DATA LINES:
■ ■ ■ ■ ■

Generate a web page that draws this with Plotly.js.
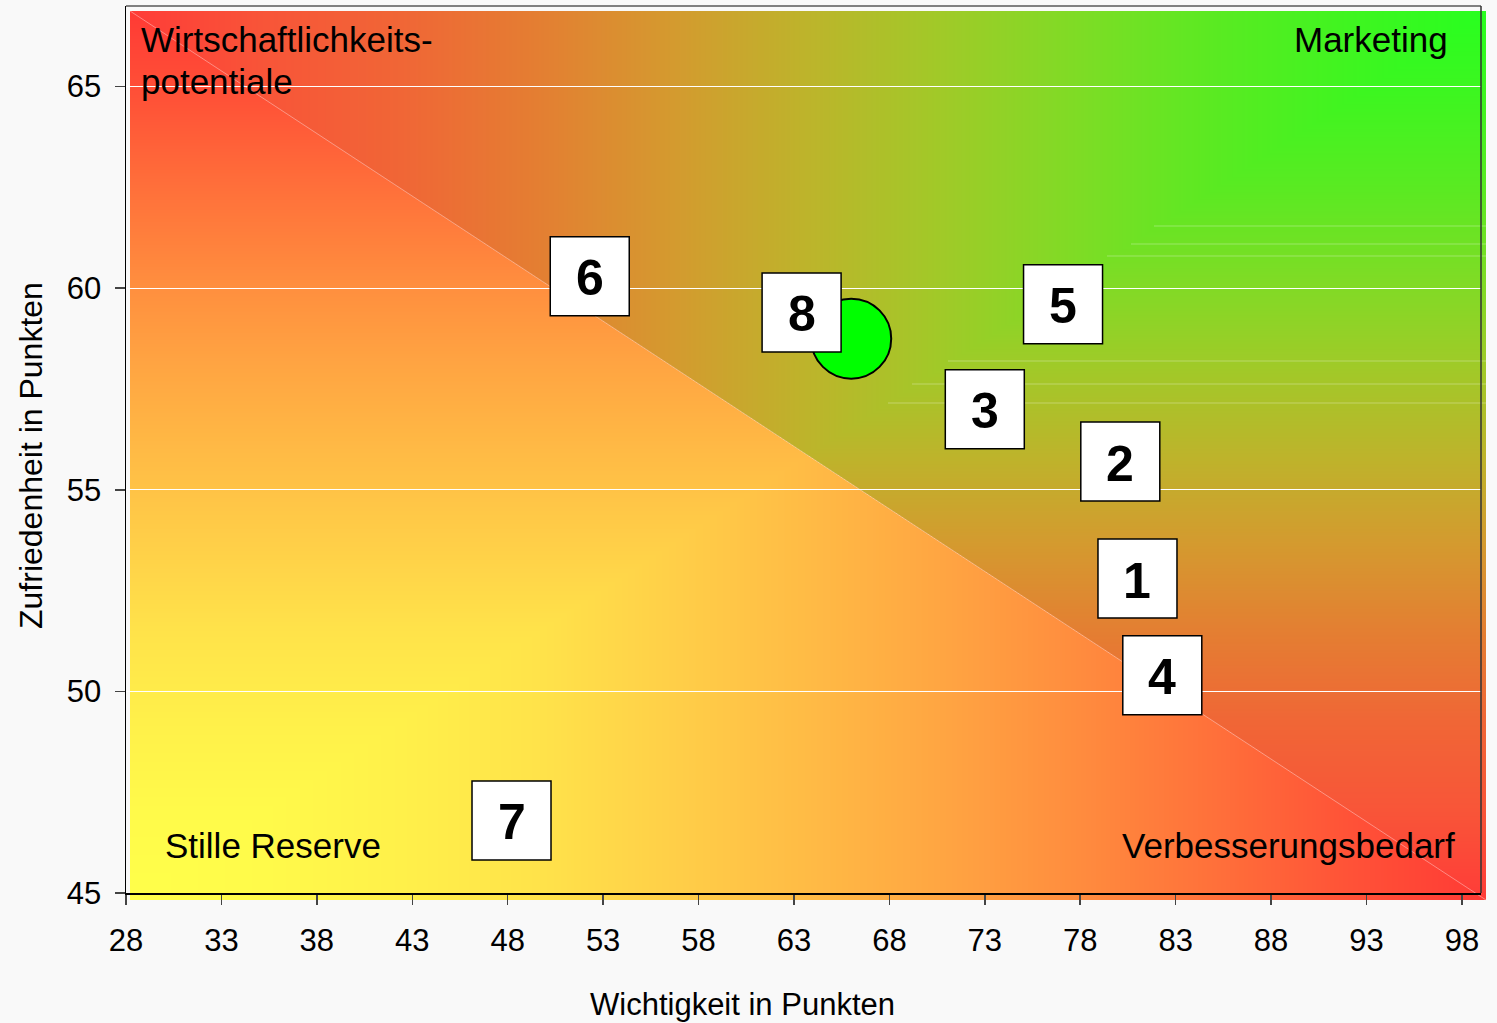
<!DOCTYPE html>
<html>
<head>
<meta charset="utf-8">
<script src="https://cdn.plot.ly/plotly-3.0.1.min.js"></script>
<style>
  html, body { margin: 0; padding: 0; background: #f9f9f9; }
  #chart { width: 1497px; height: 1023px; }
</style>
</head>
<body>
<div id="chart"></div>
<script>
// ---- Data ----
const labels        = ['1', '2', '3', '4', '5', '6', '7', '8'];
const wichtigkeit   = [81.0, 80.1, 73.0, 82.3, 77.1, 52.3, 48.2, 63.4];
const zufriedenheit = [52.8, 55.7, 57.0, 50.4, 59.6, 60.3, 46.8, 59.4];
const mittelX = [66.0];
const mittelY = [58.75];

const quadrantLabels = ['Wirtschaftlichkeits-', 'potentiale', 'Marketing', 'Stille Reserve', 'Verbesserungsbedarf'];
const xTitle = 'Wichtigkeit in Punkten';
const yTitle = 'Zufriedenheit in Punkten';

// ---- Background gradient (decoration) ----
const upperStops = [
  [0.0, [40, 255, 31]], [0.1, [63, 245, 32]], [0.2, [90, 234, 34]], [0.3, [126, 220, 37]],
  [0.4, [160, 202, 40]], [0.5, [189, 180, 43]], [0.6, [212, 154, 47]], [0.7, [228, 126, 50]],
  [0.8, [240, 102, 54]], [0.9, [248, 85, 56]], [1.0, [255, 60, 56]]
];
const lowerStops = [
  [0.0, [255, 255, 74]], [0.1, [255, 250, 74]], [0.2, [255, 240, 74]], [0.3, [255, 227, 74]],
  [0.4, [255, 207, 72]], [0.5, [255, 187, 69]], [0.6, [255, 165, 66]], [0.7, [255, 140, 62]],
  [0.8, [255, 112, 58]], [0.9, [255, 82, 55]], [1.0, [255, 58, 53]]
];
function colorAt(stops, t) {
  if (t <= 0) return stops[0][1];
  if (t >= 1) return stops[stops.length - 1][1];
  for (let i = 1; i < stops.length; i++) {
    if (t <= stops[i][0]) {
      const a = stops[i - 1], b = stops[i];
      const f = (t - a[0]) / (b[0] - a[0]);
      return [a[1][0] + (b[1][0] - a[1][0]) * f, a[1][1] + (b[1][1] - a[1][1]) * f, a[1][2] + (b[1][2] - a[1][2]) * f];
    }
  }
  return stops[stops.length - 1][1];
}
function makeBackground(W, H) {
  const c = document.createElement('canvas');
  c.width = W; c.height = H;
  const ctx = c.getContext('2d');
  const img = ctx.createImageData(W, H);
  const d = img.data;
  for (let py = 0; py < H; py++) {
    const yn = py / (H - 1);
    for (let px = 0; px < W; px++) {
      const xn = px / (W - 1);
      let col;
      if (yn < xn) {
        col = colorAt(upperStops, Math.max(1 - xn, yn));
      } else {
        col = colorAt(lowerStops, Math.max(xn, 1 - yn));
      }
      const k = (py * W + px) * 4;
      d[k] = col[0]; d[k + 1] = col[1]; d[k + 2] = col[2]; d[k + 3] = 255;
    }
  }
  ctx.putImageData(img, 0, 0);
  return c.toDataURL('image/png');
}

// plot area in pixels: x 126..1481, y 6..893
const L = 126, PW = 1355, T = 6, PH = 887;
const px2x = p => (p - L) / PW;
const py2y = p => (T + PH - p) / PH;

const bgW = 1356, bgH = 889;
const bgSrc = makeBackground(bgW, bgH);

const fontFam = 'Liberation Sans, Arial, sans-serif';

const traces = [
  {
    type: 'scatter', mode: 'markers',
    x: mittelX, y: mittelY,
    marker: { symbol: 'circle', size: 80, color: '#00ff00', line: { color: '#000000', width: 2 } },
    hoverinfo: 'skip', showlegend: false, cliponaxis: false
  },
  {
    type: 'scatter', mode: 'markers',
    x: wichtigkeit, y: zufriedenheit,
    marker: { symbol: 'square', size: 79, color: '#ffffff', line: { color: '#000000', width: 1.5 } },
    hoverinfo: 'skip', showlegend: false, cliponaxis: false
  }
];

// faint horizontal artefact lines in the upper right
const faint = [[226, 1154], [244, 1131], [256, 1107], [361, 948], [384, 912], [403, 888]];
const shapes = faint.map(f => ({
  type: 'line', xref: 'paper', yref: 'paper', layer: 'below',
  x0: px2x(f[1]), x1: px2x(1486), y0: py2y(f[0]), y1: py2y(f[0]),
  line: { color: 'rgba(255,255,255,0.3)', width: 1 }
}));
shapes.push({
  type: 'line', xref: 'paper', yref: 'paper', layer: 'below',
  x0: px2x(130), y0: py2y(11), x1: px2x(1486), y1: py2y(900),
  line: { color: 'rgba(255,225,225,0.45)', width: 1 }
});
shapes.push({
  type: 'line', xref: 'paper', yref: 'paper', layer: 'above',
  x0: 0, x1: 1, y0: 1, y1: 1, line: { color: '#808080', width: 2 }
});
shapes.push({
  type: 'line', xref: 'paper', yref: 'paper', layer: 'above',
  x0: 1, x1: 1, y0: 0, y1: 1, line: { color: '#333333', width: 1.5 }
});

const annFont = { family: fontFam, size: 35, color: '#000000' };
const annotations = [
  { text: quadrantLabels[0], x: px2x(139), y: py2y(40), xanchor: 'left', yanchor: 'middle' },
  { text: quadrantLabels[1], x: px2x(139), y: py2y(81), xanchor: 'left', yanchor: 'middle' },
  { text: quadrantLabels[2], x: px2x(1450), y: py2y(40), xanchor: 'right', yanchor: 'middle' },
  { text: quadrantLabels[3], x: px2x(163), y: py2y(845), xanchor: 'left', yanchor: 'middle' },
  { text: quadrantLabels[4], x: px2x(1457), y: py2y(845), xanchor: 'right', yanchor: 'middle' }
].map(a => Object.assign({ xref: 'paper', yref: 'paper', showarrow: false, font: annFont }, a));
annotations.push({
  text: xTitle, xref: 'paper', yref: 'paper', x: px2x(742), y: py2y(1004),
  xanchor: 'center', yanchor: 'middle', showarrow: false,
  font: { family: fontFam, size: 31, color: '#000000' }
});
annotations.push({
  text: yTitle, xref: 'paper', yref: 'paper', x: px2x(31), y: py2y(456),
  xanchor: 'center', yanchor: 'middle', showarrow: false, textangle: -90,
  font: { family: fontFam, size: 32, color: '#000000' }
});
// number labels inside the boxes
labels.forEach((lab, i) => {
  annotations.push({
    text: '<b>' + lab + '</b>', xref: 'x', yref: 'y', x: wichtigkeit[i], y: zufriedenheit[i],
    xanchor: 'center', yanchor: 'middle', showarrow: false, yshift: -2,
    font: { family: fontFam, size: 50, color: '#000000' }
  });
});

const layout = {
  width: 1497, height: 1023,
  margin: { l: L, r: 1497 - L - PW, t: T, b: 1023 - T - PH, pad: 0 },
  paper_bgcolor: '#f9f9f9',
  plot_bgcolor: 'rgba(0,0,0,0)',
  showlegend: false,
  font: { family: fontFam, color: '#000000' },
  xaxis: {
    range: [28, 99], tickmode: 'linear', tick0: 28, dtick: 5,
    showgrid: false, zeroline: false,
    showline: true, linecolor: '#000000', linewidth: 2,
    ticks: 'outside', ticklen: 10, tickwidth: 1.5, tickcolor: '#444444',
    ticklabelstandoff: 9,
    tickfont: { family: fontFam, size: 31, color: '#000000' },
    fixedrange: true
  },
  yaxis: {
    range: [45, 67], tickmode: 'linear', tick0: 45, dtick: 5,
    showgrid: true, gridcolor: '#ffffff', gridwidth: 1, zeroline: false,
    showline: true, linecolor: '#000000', linewidth: 1.5,
    ticks: 'outside', ticklen: 10, tickwidth: 1.5, tickcolor: '#444444',
    ticklabelstandoff: 7,
    tickfont: { family: fontFam, size: 31, color: '#000000' },
    fixedrange: true
  },
  images: [{
    source: bgSrc, xref: 'paper', yref: 'paper',
    x: px2x(130), y: py2y(11), sizex: bgW / PW, sizey: bgH / PH,
    xanchor: 'left', yanchor: 'top', sizing: 'stretch', layer: 'below'
  }],
  shapes: shapes,
  annotations: annotations
};

Plotly.newPlot('chart', traces, layout, { displayModeBar: false, staticPlot: true });
</script>
</body>
</html>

■ ■ ■ ■ ■

TASK GOAL:
Pictures are excluded: retype only the lines from the beginning of the listing above through the line with "const yTitle = 'Zufriedenheit in Punkten';", both included.

WRITTEN RESPONSE:
Generate a web page that draws this with Plotly.js.
<!DOCTYPE html>
<html>
<head>
<meta charset="utf-8">
<script src="https://cdn.plot.ly/plotly-3.0.1.min.js"></script>
<style>
  html, body { margin: 0; padding: 0; background: #f9f9f9; }
  #chart { width: 1497px; height: 1023px; }
</style>
</head>
<body>
<div id="chart"></div>
<script>
// ---- Data ----
const labels        = ['1', '2', '3', '4', '5', '6', '7', '8'];
const wichtigkeit   = [81.0, 80.1, 73.0, 82.3, 77.1, 52.3, 48.2, 63.4];
const zufriedenheit = [52.8, 55.7, 57.0, 50.4, 59.6, 60.3, 46.8, 59.4];
const mittelX = [66.0];
const mittelY = [58.75];

const quadrantLabels = ['Wirtschaftlichkeits-', 'potentiale', 'Marketing', 'Stille Reserve', 'Verbesserungsbedarf'];
const xTitle = 'Wichtigkeit in Punkten';
const yTitle = 'Zufriedenheit in Punkten';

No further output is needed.